*AIM*:
Take the line containing "Output the Python", the line containing "fig.text(432 / W, 1 - 116", and all lines between them, and transcribe them exactly. Leave out pictures.

*ENTRIES SUPPLIED*:
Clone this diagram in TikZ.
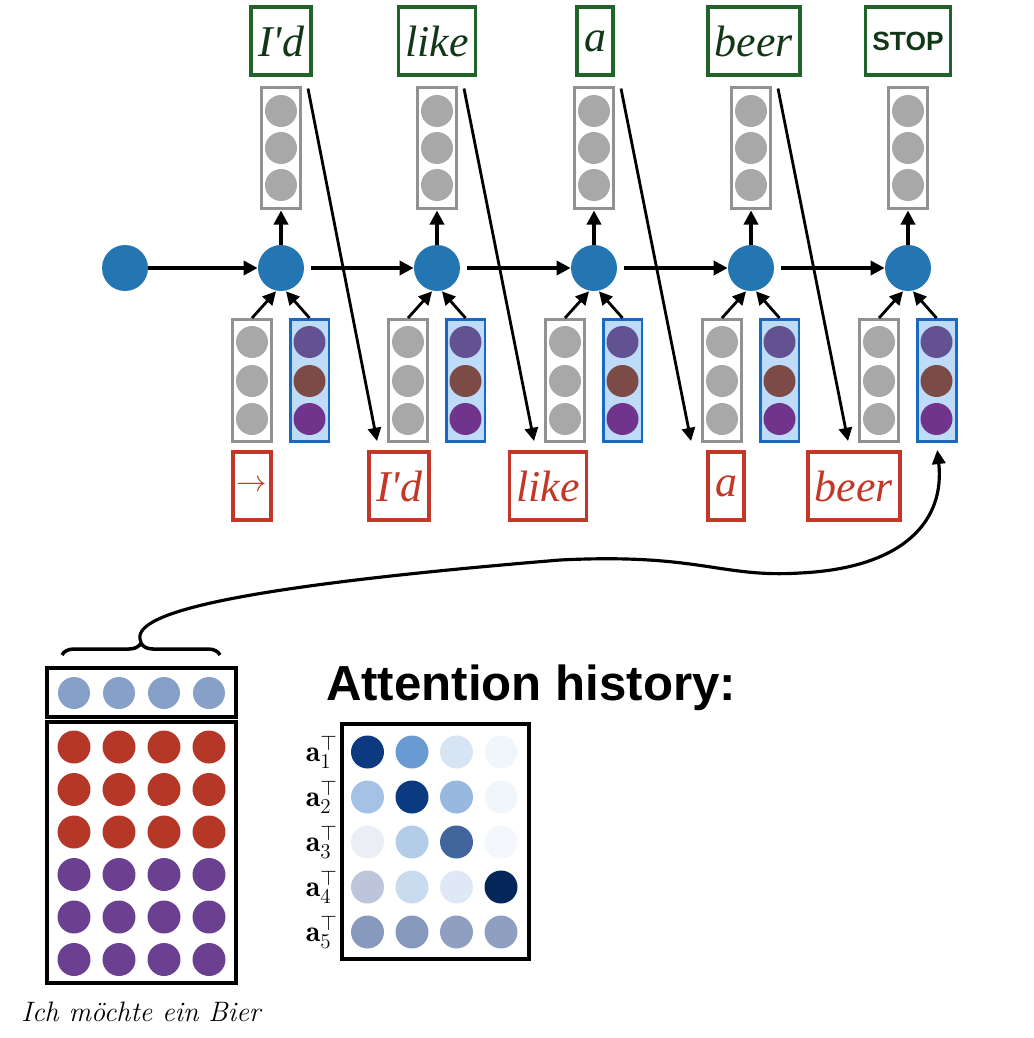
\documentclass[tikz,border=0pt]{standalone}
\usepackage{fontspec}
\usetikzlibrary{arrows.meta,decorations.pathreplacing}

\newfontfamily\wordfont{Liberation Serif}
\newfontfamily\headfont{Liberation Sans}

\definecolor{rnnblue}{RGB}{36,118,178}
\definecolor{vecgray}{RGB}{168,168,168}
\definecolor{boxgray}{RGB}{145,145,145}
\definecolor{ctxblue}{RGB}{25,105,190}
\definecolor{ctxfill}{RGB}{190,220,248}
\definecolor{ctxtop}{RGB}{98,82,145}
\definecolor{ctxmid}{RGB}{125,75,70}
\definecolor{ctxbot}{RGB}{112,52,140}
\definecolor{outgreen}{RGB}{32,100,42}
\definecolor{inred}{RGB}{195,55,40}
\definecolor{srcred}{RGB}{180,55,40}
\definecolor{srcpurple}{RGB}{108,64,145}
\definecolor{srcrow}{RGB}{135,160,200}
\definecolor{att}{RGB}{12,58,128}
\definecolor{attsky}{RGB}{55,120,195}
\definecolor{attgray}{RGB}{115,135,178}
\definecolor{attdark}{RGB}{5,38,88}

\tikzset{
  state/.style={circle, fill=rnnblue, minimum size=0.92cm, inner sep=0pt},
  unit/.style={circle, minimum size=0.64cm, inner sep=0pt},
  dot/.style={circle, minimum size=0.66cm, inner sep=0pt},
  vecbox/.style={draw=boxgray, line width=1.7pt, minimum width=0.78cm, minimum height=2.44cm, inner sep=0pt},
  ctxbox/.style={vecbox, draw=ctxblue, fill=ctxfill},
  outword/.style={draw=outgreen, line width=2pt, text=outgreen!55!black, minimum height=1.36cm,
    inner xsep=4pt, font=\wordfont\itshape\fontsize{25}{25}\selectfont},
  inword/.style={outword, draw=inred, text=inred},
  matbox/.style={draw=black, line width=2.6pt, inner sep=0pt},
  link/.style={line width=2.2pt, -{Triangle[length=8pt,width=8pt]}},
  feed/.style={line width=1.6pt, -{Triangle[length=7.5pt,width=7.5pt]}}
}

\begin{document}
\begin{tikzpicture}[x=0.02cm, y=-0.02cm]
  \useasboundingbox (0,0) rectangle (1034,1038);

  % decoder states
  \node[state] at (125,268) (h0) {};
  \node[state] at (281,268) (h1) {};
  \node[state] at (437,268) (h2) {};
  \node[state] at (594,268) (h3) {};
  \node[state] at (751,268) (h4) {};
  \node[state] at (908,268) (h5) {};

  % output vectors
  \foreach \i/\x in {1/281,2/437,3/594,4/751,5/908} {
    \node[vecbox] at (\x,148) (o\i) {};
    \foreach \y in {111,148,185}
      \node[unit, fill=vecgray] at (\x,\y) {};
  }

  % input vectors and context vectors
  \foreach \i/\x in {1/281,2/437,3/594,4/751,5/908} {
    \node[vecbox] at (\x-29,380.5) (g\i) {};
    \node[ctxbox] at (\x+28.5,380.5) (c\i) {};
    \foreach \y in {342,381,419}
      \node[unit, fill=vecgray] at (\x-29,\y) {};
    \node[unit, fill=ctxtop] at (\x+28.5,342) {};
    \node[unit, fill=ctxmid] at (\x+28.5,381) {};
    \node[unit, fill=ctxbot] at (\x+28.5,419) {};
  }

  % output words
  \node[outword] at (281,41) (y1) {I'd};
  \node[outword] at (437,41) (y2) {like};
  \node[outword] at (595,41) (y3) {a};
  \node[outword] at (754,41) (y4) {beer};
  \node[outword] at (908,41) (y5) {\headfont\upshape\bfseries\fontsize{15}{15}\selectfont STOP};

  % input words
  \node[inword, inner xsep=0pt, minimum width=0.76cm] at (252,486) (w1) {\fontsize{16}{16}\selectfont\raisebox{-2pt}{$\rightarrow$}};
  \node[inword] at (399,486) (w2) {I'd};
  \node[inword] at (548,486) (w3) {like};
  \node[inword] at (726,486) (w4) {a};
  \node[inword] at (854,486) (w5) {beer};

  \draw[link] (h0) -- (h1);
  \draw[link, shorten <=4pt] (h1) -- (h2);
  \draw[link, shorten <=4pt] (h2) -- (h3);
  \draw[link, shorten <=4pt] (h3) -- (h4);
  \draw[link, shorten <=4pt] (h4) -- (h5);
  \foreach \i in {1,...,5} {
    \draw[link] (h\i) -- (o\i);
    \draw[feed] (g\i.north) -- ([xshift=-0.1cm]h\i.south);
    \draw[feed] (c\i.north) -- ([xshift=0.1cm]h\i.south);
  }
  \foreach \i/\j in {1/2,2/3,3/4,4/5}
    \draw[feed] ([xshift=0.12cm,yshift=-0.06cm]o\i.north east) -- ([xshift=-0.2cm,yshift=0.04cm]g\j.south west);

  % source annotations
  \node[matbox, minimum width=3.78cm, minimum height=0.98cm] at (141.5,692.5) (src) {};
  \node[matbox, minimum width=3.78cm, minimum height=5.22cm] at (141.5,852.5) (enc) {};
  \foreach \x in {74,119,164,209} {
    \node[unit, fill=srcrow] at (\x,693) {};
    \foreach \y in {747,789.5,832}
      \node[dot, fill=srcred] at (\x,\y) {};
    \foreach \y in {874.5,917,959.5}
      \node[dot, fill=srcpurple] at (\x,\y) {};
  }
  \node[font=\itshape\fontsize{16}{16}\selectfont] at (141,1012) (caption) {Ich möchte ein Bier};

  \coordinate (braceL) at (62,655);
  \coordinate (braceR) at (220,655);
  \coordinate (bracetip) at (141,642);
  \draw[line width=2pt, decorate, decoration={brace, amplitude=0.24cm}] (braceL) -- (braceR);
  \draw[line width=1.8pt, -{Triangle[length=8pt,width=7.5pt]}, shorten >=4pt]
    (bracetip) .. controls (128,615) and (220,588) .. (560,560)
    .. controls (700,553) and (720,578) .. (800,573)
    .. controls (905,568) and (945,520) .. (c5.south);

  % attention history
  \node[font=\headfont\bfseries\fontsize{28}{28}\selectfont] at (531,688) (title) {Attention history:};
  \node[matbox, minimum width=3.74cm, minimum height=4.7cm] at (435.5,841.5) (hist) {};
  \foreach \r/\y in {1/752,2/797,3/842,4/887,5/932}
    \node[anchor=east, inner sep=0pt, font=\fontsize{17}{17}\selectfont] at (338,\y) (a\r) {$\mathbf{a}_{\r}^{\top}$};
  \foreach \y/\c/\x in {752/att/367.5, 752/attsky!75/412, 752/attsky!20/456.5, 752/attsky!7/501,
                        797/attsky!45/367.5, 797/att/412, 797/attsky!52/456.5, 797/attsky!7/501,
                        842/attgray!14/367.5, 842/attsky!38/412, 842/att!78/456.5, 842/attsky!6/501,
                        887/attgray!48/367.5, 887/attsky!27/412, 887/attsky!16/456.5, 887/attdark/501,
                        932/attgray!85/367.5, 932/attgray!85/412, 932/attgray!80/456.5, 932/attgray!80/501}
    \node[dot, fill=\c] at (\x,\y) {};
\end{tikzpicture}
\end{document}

==

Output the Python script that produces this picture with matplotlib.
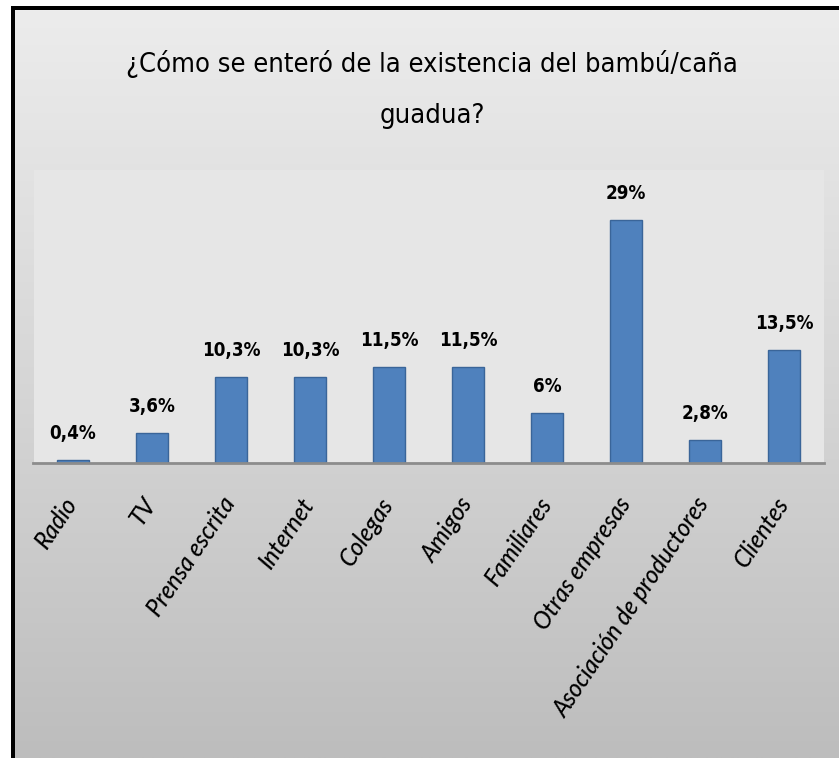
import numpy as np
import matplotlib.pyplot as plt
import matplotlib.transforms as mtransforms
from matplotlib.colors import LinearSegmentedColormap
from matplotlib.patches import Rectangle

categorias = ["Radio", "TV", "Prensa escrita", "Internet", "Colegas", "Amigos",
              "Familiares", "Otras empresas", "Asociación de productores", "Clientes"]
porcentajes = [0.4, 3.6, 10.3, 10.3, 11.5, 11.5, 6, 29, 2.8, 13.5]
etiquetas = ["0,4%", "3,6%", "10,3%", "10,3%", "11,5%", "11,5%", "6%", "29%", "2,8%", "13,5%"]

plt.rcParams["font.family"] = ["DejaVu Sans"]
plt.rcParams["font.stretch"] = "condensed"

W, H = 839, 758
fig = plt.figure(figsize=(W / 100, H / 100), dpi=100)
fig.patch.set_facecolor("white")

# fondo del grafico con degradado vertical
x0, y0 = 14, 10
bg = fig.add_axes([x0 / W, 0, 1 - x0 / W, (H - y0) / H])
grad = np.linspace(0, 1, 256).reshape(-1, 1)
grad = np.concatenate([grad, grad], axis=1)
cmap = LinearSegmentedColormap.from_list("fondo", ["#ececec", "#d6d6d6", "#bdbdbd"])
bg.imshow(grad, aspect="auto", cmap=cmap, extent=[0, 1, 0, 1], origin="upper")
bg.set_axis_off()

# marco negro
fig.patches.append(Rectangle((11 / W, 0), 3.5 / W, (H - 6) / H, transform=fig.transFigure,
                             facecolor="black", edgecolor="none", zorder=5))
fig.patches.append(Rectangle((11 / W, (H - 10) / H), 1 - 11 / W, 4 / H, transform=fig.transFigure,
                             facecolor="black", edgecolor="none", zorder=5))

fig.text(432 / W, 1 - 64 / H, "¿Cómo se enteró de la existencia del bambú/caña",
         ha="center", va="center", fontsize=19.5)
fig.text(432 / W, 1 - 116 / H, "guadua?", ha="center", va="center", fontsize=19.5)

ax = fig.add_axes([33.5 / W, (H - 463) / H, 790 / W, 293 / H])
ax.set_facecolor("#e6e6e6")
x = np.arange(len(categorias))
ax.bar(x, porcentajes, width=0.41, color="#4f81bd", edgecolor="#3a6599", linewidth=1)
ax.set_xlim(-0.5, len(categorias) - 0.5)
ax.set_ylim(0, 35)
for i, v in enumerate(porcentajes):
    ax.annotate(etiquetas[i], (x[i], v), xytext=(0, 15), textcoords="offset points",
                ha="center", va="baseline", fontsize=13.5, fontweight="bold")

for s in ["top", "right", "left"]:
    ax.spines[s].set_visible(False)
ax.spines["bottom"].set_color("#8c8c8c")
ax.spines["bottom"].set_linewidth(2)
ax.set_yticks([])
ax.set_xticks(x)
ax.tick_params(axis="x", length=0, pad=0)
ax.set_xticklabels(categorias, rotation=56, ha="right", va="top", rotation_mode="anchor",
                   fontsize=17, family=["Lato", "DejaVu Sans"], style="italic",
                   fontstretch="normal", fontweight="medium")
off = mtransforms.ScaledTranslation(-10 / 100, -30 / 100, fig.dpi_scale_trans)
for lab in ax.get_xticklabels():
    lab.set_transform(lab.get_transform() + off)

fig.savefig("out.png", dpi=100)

...

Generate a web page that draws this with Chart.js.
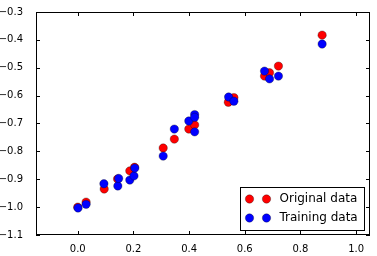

*TASK ANSWER*:
Output the Python script that produces this picture with matplotlib.
import numpy as np
import matplotlib.pyplot as plt
import matplotlib.transforms as mtransforms
from matplotlib.colors import LinearSegmentedColormap
from matplotlib.patches import Rectangle

categorias = ["Radio", "TV", "Prensa escrita", "Internet", "Colegas", "Amigos",
              "Familiares", "Otras empresas", "Asociación de productores", "Clientes"]
porcentajes = [0.4, 3.6, 10.3, 10.3, 11.5, 11.5, 6, 29, 2.8, 13.5]
etiquetas = ["0,4%", "3,6%", "10,3%", "10,3%", "11,5%", "11,5%", "6%", "29%", "2,8%", "13,5%"]

plt.rcParams["font.family"] = ["DejaVu Sans"]
plt.rcParams["font.stretch"] = "condensed"

W, H = 839, 758
fig = plt.figure(figsize=(W / 100, H / 100), dpi=100)
fig.patch.set_facecolor("white")

# fondo del grafico con degradado vertical
x0, y0 = 14, 10
bg = fig.add_axes([x0 / W, 0, 1 - x0 / W, (H - y0) / H])
grad = np.linspace(0, 1, 256).reshape(-1, 1)
grad = np.concatenate([grad, grad], axis=1)
cmap = LinearSegmentedColormap.from_list("fondo", ["#ececec", "#d6d6d6", "#bdbdbd"])
bg.imshow(grad, aspect="auto", cmap=cmap, extent=[0, 1, 0, 1], origin="upper")
bg.set_axis_off()

# marco negro
fig.patches.append(Rectangle((11 / W, 0), 3.5 / W, (H - 6) / H, transform=fig.transFigure,
                             facecolor="black", edgecolor="none", zorder=5))
fig.patches.append(Rectangle((11 / W, (H - 10) / H), 1 - 11 / W, 4 / H, transform=fig.transFigure,
                             facecolor="black", edgecolor="none", zorder=5))

fig.text(432 / W, 1 - 64 / H, "¿Cómo se enteró de la existencia del bambú/caña",
         ha="center", va="center", fontsize=19.5)
fig.text(432 / W, 1 - 116 / H, "guadua?", ha="center", va="center", fontsize=19.5)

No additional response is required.